»»

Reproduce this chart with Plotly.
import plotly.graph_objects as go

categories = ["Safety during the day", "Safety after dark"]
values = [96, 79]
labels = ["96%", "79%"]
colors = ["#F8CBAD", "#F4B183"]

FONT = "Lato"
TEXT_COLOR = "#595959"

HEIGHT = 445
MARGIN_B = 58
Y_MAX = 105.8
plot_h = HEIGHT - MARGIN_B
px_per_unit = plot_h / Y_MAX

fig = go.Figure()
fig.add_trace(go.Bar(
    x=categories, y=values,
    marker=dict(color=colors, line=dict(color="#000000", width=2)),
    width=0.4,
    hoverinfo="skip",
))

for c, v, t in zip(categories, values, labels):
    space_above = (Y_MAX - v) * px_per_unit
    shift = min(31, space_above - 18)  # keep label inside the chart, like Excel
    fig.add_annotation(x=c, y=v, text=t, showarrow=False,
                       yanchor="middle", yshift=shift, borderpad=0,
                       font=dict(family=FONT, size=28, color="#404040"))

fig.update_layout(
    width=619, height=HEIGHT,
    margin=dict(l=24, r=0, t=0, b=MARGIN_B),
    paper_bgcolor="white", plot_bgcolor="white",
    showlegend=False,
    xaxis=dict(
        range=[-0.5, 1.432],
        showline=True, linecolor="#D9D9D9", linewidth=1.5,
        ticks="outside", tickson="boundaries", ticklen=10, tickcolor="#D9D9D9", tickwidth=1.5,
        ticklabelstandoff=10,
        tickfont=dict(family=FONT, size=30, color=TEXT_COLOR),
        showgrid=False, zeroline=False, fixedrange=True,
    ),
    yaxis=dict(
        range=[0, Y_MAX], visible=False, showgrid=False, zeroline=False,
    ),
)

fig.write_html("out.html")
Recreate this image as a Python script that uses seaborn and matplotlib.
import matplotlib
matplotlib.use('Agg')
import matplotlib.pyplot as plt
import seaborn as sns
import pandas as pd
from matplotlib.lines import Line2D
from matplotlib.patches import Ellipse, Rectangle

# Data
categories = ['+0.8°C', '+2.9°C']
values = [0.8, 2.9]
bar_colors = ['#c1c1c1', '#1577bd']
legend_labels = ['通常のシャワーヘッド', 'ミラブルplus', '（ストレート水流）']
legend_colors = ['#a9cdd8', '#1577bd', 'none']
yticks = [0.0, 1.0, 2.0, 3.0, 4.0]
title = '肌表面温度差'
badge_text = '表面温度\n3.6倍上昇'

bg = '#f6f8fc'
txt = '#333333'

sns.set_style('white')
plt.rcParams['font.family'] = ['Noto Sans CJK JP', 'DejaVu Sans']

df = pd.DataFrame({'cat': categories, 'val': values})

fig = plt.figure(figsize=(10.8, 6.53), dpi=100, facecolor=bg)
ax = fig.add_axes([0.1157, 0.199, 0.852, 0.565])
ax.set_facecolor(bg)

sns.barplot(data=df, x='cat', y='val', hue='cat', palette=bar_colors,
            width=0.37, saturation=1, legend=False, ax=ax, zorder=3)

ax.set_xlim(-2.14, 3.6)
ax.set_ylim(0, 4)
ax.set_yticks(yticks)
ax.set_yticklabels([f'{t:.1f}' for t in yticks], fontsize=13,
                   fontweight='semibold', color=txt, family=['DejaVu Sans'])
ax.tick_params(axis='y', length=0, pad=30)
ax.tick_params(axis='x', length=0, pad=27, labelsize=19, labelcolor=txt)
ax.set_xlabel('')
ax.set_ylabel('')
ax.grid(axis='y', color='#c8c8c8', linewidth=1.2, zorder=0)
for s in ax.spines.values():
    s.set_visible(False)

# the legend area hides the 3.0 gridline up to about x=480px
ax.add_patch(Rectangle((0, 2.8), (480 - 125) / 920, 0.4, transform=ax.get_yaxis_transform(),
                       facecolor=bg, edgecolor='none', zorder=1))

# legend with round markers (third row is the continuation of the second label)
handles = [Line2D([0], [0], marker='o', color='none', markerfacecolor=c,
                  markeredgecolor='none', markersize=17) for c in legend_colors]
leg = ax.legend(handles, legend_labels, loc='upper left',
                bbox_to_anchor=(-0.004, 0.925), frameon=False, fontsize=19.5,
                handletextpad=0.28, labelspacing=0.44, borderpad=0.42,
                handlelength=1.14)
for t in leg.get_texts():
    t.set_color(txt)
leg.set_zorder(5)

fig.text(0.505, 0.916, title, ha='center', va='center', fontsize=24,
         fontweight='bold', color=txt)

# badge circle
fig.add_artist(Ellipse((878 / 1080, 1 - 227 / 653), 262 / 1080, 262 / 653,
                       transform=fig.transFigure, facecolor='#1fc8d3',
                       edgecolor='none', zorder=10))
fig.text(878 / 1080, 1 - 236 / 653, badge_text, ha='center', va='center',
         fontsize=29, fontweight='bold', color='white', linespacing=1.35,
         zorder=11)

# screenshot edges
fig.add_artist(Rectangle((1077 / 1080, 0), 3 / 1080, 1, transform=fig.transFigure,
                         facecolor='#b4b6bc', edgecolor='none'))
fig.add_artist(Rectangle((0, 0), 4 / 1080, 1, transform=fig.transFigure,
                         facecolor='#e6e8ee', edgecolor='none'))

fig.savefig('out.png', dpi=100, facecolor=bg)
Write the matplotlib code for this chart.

««

### WHAT YOU WILL DO
Retype the portion of the data above that starts on the line with "Recreate this image" and finishes on the line with "from matplotlib.patches import", including both of those lines.

### THE RESULT
Recreate this image as a Python script that uses seaborn and matplotlib.
import matplotlib
matplotlib.use('Agg')
import matplotlib.pyplot as plt
import seaborn as sns
import pandas as pd
from matplotlib.lines import Line2D
from matplotlib.patches import Ellipse, Rectangle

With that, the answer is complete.